An old adage states: “If you’re in an argument with someone and you compare that person to Adolf Hitler, you just lost the debate.”
Apparently, no one told CNN Tonight host Don Lemon about this idiom because he enthusiastically compared President Trump to the Nazi dictator on Tuesday evening in what Cuomo Prime Time anchor Chris Cuomo accurately described as a “very extreme example.”
Lemon surprised no one when he referred to the 2020 presidential contest as a “pivotal election” and a “teachable moment” for everyone, especially those who believe “elections don’t have consequences.” “Have we learned [anything] from 2016?” he asked. “Or do we continue to do the same thing?”
At that point, Cuomo emphatically stated that “I think you're going to see correction” next year, “and I think you're going to see over-correction” because “when there's an appetite for change, often you go too far in that direction.” His reasoning for that assertion was: “Very rarely is anybody all a lie, even this President. Does he lie a lot? Yes.”
Lemon then compared Trump to “the despicable people we’ve had in history” and put forth “an extreme example:” Hitler.
Now I'm going to use an extreme example. Think about Hitler. Think about any of those people
... If you could look back in history, would you say: “Well, I'm so glad that that person was allowed a platform so that they could spread their hate and propaganda and lies?”
Or would [you] say it probably wasn't the right thing to do to spread that because you knew in the moment that that was a bad person … doing bad things.
“Not only were they hurting people, they were killing people,” Lemon asserted.
The host of Cuomo Prime Time responded by noting: “I think that example matters,” even though it was “very extreme.”
The anchor also stated that Trump’s behavior “isn’t normal because he is different than what we’ve seen.”
“However we talk about this,” Cuomo added, “it's good that we do [even] comparing anything to an extreme like a Hitler” despite the fact that “it weakens the argument.”
A partial transcript is below. Click "expand" to read more.
10:03 PM ET
DON LEMON: Have we learned from that from 2016? Or do we continue to do the same thing. And if you're a person who doesn't support this president, are you going to understand, do you understand what it is that you didn't pay attention to in 2016 if you didn't go to the polls and vote, if you thought that elections don't have consequences, if you thought that, hey, you know, this person is speaking the truth, or they're not going to do everything that they said.
You're right. This is going to be the pivotal election. I think there is, I hate this, you know, this is a teachable moment. But I think there is some learning in there for every single person regardless of what side you're on and what profession.
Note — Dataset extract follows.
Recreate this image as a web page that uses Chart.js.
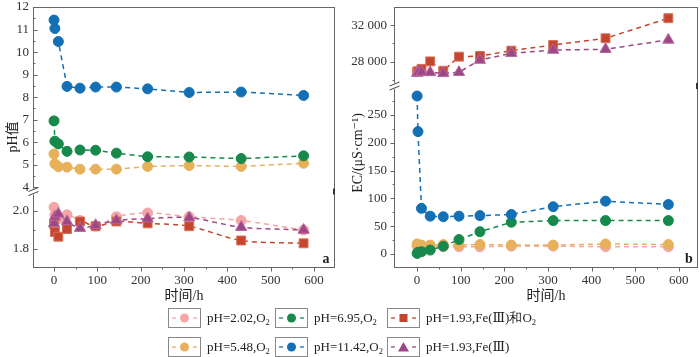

CUOMO: I think you're going to see correction and I think you're going to see over correction. We see that in most social movements that when there's an appetite for change often you go too far in that direction. we see that in most social movements that when there's an appetite for change often you go too far in that direction. The idea of what you have on TV. You know, you go too far and you start censoring what you have on TV. Because you don't like the ideas, because you think all of that is a lie. Very rarely is anybody all a lie, even this president. Does he lie a lot? Yes.
LEMON: Most of the time.
CUOMO: More than anything I've ever see.
LEMON: Most of the time. But think about --
CUOMO: But not everything he says is a lie.
LEMON: But think about the despicable people we've had in history. OK? Now I'm going to use an extreme example. Think about Hitler. Think about any of those people. Would you say that that person is allowed -- or let's put it this way? If you could look back on in history would you say well, I'm so glad that that person was allowed a platform so that they could spread their hate and propaganda and lies? Or would you say it probably wasn't the right thing to do to spread that because you knew in the moment that that was a bad person. And they were doing bad things. Not only were they hurting people. They were killing people. And so, I just think that --
CUOMO: Well, I think that the example matters. And that's a very extreme example, rhetoric that you don't like.
LEMON: But laws rhetoric and laws --
CUOMO: Could it be a slippery slope towards violence?
LEMON: -- and policy are detrimental to people.
CUOMO: Maybe or maybe not.
LEMON: And it also -- and it also -- listen, for people like me, how this president feels about the Central Park Five that can be a life or death issue for people like me. That can be especially a life or death issue for those people who spent decades, a decade, some of them, or more in prison. They didn't have a life. He took a big part of their life away. People like him who believed it and who wanted it to be true took a part of their lives away. And people -- and for -- you know, demonizing immigrants and talking about shit hole countries and saying that there are very fine people on both sides. For people of color in this country it is a life or death issue. Ask Mrs. Heyer, Heather Heyer's mother who I had on. That is a life or death issue. So, you know, I'm just saying we just need to be careful about having this is a standard rule. This is not standard. This is not normal.
CUOMO: I don't think that it's standard.
LEMON: This is something that (Inaudible).
CUOMO: I don't think that it's normal because he is different than what we've seen. However, we talk about this and it's good that we do, comparing anything to an extreme like a Hitler. It weakens the argument.